■ To do ■
Of all the lines in the material, how many include the word "React"? Reply with the number alone.

■ Raw data ■
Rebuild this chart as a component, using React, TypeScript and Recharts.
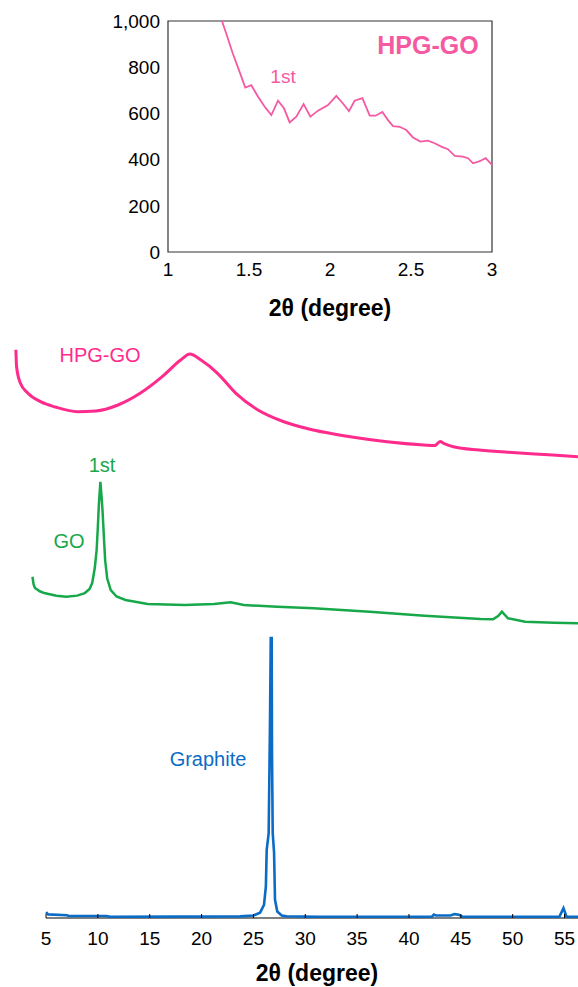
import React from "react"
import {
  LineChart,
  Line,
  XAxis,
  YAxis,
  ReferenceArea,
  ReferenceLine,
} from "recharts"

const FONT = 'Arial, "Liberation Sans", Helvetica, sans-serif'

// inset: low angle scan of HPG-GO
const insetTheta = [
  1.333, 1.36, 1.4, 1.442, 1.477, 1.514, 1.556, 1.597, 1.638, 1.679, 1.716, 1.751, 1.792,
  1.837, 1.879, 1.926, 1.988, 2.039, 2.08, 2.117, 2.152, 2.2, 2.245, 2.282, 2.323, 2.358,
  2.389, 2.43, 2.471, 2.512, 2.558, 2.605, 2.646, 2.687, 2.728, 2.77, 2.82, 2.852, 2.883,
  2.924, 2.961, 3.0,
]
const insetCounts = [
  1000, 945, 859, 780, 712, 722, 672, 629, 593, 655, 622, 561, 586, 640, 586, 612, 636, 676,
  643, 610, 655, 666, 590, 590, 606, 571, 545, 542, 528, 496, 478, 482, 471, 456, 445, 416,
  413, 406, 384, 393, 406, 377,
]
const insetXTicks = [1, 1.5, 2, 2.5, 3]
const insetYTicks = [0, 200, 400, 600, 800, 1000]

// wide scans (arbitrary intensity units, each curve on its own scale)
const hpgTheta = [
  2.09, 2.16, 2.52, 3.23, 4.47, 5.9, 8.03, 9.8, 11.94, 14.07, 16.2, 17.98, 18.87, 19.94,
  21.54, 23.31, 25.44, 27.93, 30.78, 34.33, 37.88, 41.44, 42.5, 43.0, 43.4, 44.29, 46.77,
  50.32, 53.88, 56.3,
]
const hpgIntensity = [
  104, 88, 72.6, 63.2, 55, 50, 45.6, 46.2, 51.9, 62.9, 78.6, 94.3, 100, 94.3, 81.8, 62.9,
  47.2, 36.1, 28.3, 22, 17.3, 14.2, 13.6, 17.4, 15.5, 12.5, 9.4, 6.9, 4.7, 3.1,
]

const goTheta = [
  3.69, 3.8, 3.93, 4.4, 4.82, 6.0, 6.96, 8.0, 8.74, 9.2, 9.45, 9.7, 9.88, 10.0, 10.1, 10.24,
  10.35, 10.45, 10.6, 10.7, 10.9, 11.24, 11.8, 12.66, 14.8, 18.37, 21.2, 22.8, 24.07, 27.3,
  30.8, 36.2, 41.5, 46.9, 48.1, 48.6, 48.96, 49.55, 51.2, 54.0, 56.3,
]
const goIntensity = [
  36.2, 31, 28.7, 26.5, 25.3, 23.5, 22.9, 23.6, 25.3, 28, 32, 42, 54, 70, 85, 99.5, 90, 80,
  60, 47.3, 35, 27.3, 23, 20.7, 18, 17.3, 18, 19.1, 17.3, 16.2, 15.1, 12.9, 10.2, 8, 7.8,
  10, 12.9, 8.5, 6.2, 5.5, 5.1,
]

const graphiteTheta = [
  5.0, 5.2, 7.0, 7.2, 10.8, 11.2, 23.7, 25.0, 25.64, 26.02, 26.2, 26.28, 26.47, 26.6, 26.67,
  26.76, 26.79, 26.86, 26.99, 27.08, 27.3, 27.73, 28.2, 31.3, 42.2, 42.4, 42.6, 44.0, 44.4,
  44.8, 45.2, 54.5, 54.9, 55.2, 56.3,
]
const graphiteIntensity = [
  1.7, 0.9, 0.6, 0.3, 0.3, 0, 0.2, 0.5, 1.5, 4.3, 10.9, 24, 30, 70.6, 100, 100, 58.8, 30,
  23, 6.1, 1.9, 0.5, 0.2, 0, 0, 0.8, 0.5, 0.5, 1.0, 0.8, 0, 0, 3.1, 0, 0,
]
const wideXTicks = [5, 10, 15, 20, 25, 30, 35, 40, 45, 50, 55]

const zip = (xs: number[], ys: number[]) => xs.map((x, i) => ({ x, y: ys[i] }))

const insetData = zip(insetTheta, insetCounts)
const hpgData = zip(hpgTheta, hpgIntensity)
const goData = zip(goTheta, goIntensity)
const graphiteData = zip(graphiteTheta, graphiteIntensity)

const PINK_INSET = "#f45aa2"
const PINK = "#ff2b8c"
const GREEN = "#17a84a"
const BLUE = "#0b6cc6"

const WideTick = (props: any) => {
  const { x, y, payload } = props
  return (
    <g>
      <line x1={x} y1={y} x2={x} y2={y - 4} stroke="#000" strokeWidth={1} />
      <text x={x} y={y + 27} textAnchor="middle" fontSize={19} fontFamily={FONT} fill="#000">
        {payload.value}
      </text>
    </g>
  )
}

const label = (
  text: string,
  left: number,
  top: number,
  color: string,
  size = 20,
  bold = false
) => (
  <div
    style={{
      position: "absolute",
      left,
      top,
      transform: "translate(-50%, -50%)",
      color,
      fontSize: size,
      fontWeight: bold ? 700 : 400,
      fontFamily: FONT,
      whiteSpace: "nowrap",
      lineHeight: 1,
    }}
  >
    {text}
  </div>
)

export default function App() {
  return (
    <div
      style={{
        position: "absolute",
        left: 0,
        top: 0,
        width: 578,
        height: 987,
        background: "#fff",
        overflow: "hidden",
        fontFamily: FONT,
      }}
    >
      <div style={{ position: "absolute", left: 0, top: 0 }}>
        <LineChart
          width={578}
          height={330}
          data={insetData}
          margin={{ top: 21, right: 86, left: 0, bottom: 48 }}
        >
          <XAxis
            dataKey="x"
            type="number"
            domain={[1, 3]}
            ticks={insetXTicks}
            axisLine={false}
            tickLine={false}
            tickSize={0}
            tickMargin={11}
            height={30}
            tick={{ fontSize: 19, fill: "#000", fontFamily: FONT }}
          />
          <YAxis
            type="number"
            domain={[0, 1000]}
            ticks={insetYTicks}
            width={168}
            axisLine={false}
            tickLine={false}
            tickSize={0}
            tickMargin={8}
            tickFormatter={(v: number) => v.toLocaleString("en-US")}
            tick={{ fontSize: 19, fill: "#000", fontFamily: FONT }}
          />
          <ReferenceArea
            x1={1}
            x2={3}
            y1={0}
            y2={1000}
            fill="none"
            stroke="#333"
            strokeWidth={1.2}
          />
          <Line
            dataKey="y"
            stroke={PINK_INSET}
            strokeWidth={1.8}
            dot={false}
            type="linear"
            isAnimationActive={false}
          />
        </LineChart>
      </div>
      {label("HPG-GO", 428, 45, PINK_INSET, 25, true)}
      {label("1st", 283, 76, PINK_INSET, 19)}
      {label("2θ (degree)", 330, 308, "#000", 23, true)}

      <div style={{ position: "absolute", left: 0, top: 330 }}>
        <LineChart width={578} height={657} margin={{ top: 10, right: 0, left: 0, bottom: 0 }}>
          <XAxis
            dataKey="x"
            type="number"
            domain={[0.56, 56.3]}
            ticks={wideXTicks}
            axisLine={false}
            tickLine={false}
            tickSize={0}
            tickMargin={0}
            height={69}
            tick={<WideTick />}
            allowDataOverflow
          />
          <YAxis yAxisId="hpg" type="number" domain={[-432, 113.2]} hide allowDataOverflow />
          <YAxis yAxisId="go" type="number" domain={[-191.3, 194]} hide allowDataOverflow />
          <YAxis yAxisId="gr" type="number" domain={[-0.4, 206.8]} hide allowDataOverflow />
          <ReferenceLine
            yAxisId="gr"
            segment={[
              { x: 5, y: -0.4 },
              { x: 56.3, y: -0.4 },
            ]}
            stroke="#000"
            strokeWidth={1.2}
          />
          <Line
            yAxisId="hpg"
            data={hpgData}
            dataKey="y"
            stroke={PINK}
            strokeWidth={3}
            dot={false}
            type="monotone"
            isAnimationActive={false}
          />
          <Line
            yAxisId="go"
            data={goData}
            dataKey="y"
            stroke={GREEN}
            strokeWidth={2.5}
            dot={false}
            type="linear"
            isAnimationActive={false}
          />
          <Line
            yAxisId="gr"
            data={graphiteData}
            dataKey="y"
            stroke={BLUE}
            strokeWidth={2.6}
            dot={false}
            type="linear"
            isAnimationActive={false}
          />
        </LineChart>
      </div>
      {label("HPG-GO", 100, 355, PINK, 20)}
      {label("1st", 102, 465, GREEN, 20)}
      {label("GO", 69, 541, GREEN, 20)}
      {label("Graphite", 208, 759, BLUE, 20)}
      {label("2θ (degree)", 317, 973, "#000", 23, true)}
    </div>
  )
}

■ Right answer ■
2